Write out the entries below exactly, starting at the first line and stopping after the line that contains "(0,0) rectangle (1342,988);"; skip all pictures.

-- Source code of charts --
------------------------------

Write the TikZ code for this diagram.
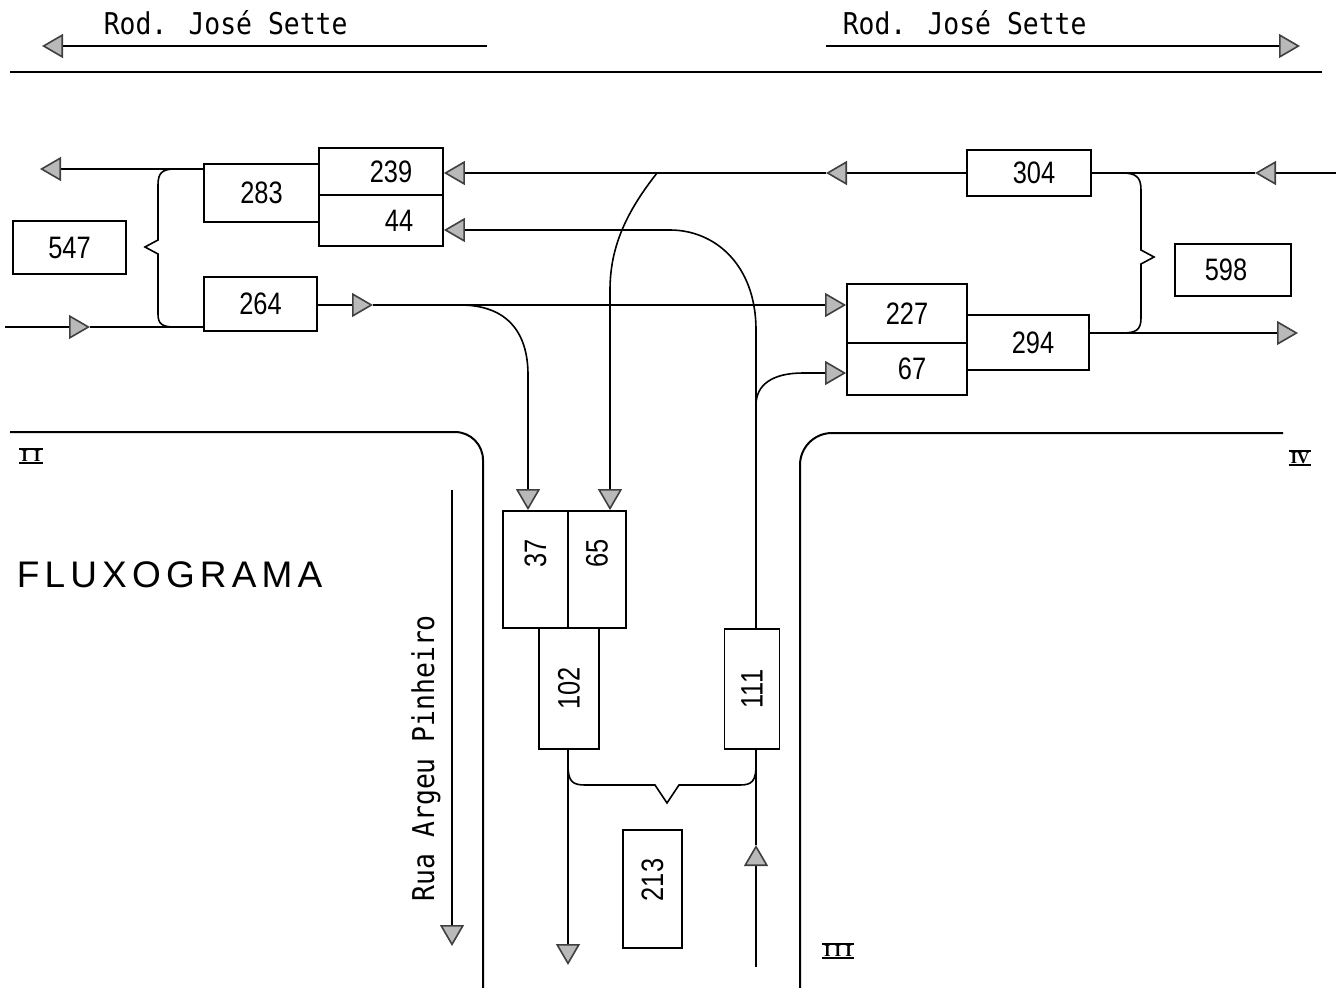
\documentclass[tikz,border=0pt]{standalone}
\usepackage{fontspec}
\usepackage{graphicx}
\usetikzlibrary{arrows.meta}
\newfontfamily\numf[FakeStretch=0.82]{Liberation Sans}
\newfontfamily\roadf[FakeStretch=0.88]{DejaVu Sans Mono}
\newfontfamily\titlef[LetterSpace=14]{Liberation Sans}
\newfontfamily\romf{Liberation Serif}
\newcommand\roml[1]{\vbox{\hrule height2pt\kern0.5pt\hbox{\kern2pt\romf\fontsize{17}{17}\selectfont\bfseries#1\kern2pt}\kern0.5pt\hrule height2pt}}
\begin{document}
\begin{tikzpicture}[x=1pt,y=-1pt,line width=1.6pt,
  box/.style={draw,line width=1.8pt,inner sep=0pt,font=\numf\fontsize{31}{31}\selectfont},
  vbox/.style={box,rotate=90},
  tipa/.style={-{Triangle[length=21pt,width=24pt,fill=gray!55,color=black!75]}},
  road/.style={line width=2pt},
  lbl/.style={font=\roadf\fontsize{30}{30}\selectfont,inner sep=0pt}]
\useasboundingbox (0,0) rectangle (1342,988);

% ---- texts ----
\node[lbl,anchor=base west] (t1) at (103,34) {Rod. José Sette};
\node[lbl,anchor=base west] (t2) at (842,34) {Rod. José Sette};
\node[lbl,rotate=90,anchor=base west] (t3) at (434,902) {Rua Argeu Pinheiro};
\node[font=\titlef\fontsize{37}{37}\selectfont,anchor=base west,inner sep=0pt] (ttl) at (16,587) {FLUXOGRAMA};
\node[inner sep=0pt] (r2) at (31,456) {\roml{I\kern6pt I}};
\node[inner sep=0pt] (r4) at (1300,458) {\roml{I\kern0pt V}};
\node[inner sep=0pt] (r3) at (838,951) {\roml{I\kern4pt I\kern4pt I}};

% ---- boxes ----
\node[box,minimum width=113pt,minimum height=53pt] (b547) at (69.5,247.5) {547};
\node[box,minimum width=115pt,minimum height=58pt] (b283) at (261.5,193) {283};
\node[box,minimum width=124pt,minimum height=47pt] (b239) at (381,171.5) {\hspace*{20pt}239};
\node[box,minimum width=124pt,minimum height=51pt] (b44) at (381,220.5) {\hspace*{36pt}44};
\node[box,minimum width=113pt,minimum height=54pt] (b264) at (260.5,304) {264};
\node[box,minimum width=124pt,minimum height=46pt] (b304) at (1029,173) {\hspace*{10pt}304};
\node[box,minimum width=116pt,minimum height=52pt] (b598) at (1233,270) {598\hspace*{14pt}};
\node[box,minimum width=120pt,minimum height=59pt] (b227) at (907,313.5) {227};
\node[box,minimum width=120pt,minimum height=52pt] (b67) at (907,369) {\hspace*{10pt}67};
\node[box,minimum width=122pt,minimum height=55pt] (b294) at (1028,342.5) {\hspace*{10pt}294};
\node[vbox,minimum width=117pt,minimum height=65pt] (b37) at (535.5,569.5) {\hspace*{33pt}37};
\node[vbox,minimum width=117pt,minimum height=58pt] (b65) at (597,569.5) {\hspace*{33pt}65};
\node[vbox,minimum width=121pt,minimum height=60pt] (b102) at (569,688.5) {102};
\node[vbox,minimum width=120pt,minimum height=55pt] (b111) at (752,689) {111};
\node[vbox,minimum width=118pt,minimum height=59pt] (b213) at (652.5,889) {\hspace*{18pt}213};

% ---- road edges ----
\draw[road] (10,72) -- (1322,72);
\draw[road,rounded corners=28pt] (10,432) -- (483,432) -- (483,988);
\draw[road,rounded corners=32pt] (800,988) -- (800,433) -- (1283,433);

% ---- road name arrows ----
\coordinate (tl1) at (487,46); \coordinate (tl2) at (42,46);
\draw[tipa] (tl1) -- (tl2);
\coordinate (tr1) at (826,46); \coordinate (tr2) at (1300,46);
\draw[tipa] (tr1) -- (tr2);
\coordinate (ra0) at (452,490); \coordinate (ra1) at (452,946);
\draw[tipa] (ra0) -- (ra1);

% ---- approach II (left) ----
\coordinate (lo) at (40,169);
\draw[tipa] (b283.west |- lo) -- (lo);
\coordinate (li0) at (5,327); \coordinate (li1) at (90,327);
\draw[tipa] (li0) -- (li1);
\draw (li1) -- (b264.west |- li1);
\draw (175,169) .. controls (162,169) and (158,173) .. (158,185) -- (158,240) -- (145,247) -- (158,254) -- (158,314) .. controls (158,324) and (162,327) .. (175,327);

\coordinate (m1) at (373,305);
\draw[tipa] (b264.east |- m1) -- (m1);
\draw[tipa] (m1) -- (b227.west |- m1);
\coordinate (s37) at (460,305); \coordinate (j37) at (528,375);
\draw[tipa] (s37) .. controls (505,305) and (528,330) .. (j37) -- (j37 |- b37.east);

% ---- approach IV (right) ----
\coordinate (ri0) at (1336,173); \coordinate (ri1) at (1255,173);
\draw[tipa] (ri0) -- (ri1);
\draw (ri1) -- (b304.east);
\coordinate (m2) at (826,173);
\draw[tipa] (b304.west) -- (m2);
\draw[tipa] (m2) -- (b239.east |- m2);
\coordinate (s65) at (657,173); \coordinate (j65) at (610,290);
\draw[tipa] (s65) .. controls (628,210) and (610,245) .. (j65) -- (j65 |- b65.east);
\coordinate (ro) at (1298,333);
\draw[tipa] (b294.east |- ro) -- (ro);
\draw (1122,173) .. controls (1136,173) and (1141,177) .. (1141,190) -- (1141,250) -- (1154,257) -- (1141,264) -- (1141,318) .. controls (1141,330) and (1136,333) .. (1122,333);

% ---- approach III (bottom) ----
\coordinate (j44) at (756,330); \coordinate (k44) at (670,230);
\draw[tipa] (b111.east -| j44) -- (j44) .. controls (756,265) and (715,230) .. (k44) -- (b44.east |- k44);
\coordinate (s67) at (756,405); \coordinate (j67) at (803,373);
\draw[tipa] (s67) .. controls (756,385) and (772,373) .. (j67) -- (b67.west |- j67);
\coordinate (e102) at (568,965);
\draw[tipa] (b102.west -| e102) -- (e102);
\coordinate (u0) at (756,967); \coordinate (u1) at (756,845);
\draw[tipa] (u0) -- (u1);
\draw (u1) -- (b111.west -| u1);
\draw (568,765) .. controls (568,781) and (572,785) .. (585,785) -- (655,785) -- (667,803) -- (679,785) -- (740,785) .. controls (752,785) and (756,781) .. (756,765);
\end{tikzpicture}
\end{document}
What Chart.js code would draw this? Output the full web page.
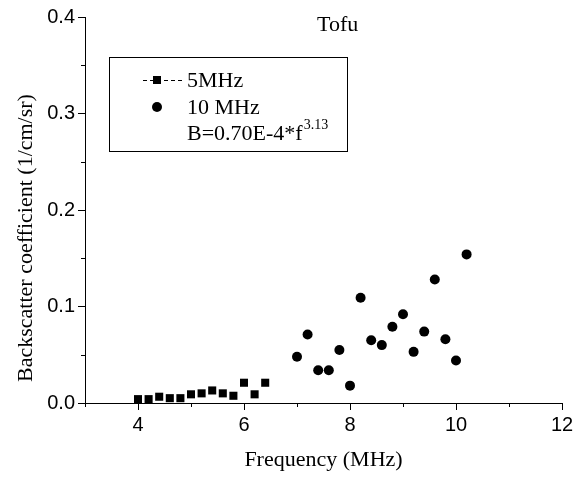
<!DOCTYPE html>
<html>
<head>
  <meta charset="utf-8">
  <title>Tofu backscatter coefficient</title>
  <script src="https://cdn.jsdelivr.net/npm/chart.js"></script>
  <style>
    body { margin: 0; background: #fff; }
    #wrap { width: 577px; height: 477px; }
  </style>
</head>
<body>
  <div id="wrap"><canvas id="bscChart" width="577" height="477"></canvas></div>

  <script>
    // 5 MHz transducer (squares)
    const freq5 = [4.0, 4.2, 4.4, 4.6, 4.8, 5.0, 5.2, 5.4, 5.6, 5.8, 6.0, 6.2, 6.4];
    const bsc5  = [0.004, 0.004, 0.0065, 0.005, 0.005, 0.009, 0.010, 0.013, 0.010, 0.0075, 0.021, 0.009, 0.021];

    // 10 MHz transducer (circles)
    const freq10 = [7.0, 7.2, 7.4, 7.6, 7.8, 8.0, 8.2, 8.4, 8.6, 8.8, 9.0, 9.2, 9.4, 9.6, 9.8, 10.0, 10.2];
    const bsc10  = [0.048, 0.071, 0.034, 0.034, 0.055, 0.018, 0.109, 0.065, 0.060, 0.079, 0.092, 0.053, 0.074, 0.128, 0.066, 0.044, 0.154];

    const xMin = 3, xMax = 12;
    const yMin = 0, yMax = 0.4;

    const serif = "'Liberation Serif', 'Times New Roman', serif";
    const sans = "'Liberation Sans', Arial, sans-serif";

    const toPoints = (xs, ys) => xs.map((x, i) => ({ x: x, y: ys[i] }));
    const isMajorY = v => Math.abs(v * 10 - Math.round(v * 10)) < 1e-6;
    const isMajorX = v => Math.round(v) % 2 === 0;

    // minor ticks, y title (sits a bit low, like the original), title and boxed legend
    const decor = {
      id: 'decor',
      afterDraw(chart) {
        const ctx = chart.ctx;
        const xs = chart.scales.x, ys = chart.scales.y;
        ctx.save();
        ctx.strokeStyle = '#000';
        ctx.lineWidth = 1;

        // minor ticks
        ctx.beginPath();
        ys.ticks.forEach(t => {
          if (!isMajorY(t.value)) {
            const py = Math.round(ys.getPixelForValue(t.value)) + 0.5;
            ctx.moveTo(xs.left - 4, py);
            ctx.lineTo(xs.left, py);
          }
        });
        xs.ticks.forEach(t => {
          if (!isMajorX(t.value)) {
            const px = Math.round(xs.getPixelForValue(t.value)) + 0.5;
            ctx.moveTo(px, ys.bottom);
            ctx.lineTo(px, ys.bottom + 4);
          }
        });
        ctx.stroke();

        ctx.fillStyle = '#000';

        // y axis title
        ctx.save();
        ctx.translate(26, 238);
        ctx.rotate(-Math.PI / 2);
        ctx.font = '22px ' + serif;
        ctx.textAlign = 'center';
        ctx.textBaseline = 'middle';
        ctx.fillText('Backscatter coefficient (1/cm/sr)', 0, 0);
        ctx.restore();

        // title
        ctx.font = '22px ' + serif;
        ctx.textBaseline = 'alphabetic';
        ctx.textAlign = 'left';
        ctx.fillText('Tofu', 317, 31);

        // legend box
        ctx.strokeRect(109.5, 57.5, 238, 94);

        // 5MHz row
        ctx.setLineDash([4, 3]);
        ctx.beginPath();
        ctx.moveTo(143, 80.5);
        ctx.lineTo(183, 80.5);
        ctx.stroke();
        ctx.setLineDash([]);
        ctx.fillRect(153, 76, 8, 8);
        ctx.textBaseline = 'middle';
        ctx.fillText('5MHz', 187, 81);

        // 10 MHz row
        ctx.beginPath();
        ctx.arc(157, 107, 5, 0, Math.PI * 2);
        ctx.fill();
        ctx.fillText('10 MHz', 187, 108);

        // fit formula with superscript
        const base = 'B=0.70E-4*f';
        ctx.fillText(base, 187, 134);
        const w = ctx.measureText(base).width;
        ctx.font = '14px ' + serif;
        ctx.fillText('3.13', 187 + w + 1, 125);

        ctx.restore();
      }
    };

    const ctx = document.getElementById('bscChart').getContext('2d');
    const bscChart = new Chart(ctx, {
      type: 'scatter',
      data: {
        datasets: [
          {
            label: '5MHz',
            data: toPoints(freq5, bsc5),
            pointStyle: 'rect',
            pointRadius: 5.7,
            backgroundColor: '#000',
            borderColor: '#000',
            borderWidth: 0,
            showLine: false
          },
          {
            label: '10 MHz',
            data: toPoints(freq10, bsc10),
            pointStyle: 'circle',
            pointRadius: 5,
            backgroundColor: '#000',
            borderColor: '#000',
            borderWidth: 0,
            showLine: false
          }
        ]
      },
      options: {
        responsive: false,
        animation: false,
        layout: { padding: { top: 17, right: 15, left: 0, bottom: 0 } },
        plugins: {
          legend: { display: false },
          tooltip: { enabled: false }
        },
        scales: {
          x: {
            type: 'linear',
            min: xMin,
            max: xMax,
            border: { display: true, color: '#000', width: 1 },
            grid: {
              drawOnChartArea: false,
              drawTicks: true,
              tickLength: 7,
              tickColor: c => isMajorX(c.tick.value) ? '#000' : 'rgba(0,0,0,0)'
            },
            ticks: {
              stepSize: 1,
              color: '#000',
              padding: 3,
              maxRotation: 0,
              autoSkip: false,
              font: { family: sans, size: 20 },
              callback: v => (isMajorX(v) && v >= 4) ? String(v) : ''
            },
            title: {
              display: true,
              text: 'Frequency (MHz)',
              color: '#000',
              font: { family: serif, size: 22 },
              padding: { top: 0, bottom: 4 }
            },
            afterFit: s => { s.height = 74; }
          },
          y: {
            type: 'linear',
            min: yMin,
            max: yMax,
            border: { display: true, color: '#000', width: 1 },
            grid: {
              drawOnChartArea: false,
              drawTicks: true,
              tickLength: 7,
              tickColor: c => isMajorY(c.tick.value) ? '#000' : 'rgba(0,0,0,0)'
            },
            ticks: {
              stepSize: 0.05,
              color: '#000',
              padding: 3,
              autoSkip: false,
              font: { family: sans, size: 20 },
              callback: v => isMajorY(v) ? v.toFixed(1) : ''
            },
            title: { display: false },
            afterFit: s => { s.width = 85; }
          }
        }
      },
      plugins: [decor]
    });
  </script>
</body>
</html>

------------------------------

-- Final result --
Write the TikZ code for this diagram.
\documentclass[tikz,border=0pt]{standalone}
\usepackage{fontspec}
\usepackage{graphicx}
\usetikzlibrary{arrows.meta}
\newfontfamily\numf[FakeStretch=0.82]{Liberation Sans}
\newfontfamily\roadf[FakeStretch=0.88]{DejaVu Sans Mono}
\newfontfamily\titlef[LetterSpace=14]{Liberation Sans}
\newfontfamily\romf{Liberation Serif}
\newcommand\roml[1]{\vbox{\hrule height2pt\kern0.5pt\hbox{\kern2pt\romf\fontsize{17}{17}\selectfont\bfseries#1\kern2pt}\kern0.5pt\hrule height2pt}}
\begin{document}
\begin{tikzpicture}[x=1pt,y=-1pt,line width=1.6pt,
  box/.style={draw,line width=1.8pt,inner sep=0pt,font=\numf\fontsize{31}{31}\selectfont},
  vbox/.style={box,rotate=90},
  tipa/.style={-{Triangle[length=21pt,width=24pt,fill=gray!55,color=black!75]}},
  road/.style={line width=2pt},
  lbl/.style={font=\roadf\fontsize{30}{30}\selectfont,inner sep=0pt}]
\useasboundingbox (0,0) rectangle (1342,988);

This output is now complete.